At the outbreak of World War I, Hofmann was in Munich. Disqualified from military service due to a lung condition, he remained there and in 1915 opened an art school, which became highly successful. The artist taught at the University of California at Berkeley during the summer of 1930. He returned to teach in California in 1931, and his first exhibition in the United States took place that summer at California Palace of the Legion of Honor in San Francisco. In 1932 he closed his school in Munich and settled in the United States. His first school in New York opened in 1933 and was succeeded in 1934 by the Hans Hofmann School of Fine Arts, also in New York; in 1935 he established a summer school in Provincetown, Massachusetts.
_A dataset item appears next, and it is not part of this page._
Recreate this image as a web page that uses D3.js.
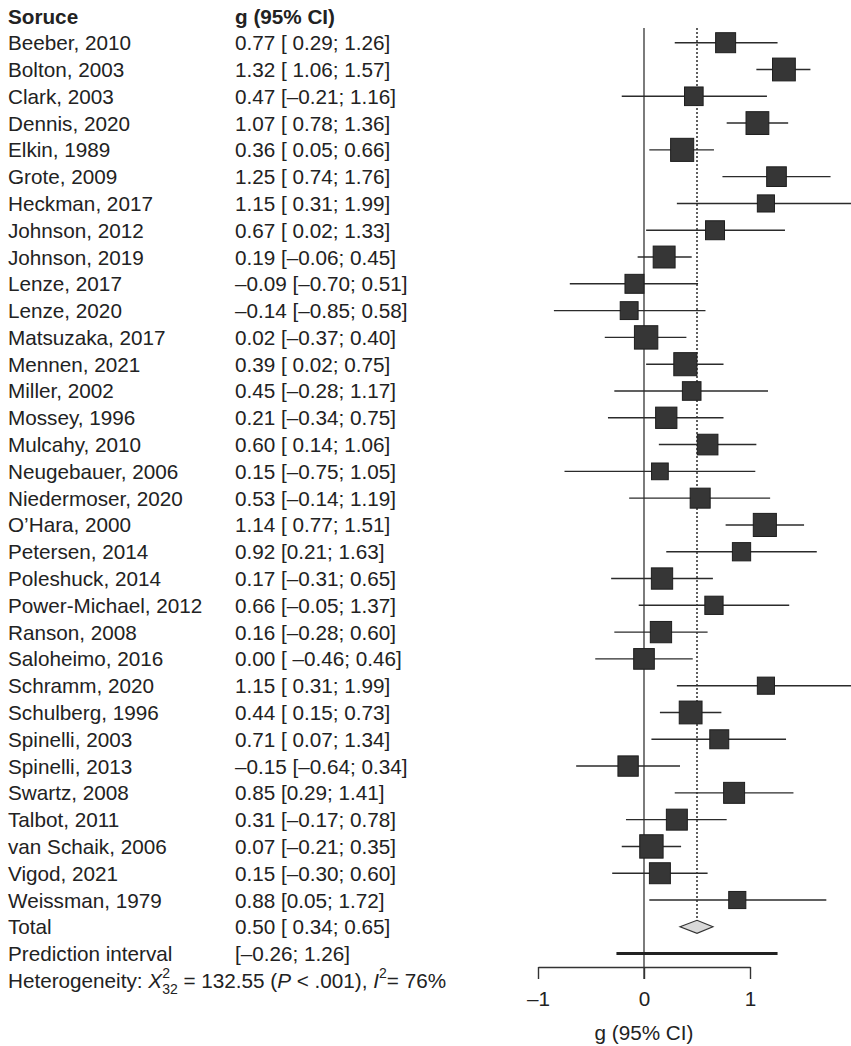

After an extended period devoted to drawing, Hofmann returned to painting in 1935, combining Cubist structure, vivid colors, and emphatic gestures. He became a U.S. citizen in 1941. By the 1940s his work had become completely abstract. Hofmann’s first solo exhibition in New York took place at Peggy Guggenheim’s museum-gallery Art of This Century in 1944. In 1958 he closed his schools to devote himself to painting full-time. Hofmann died on February 17, 1966, in New York.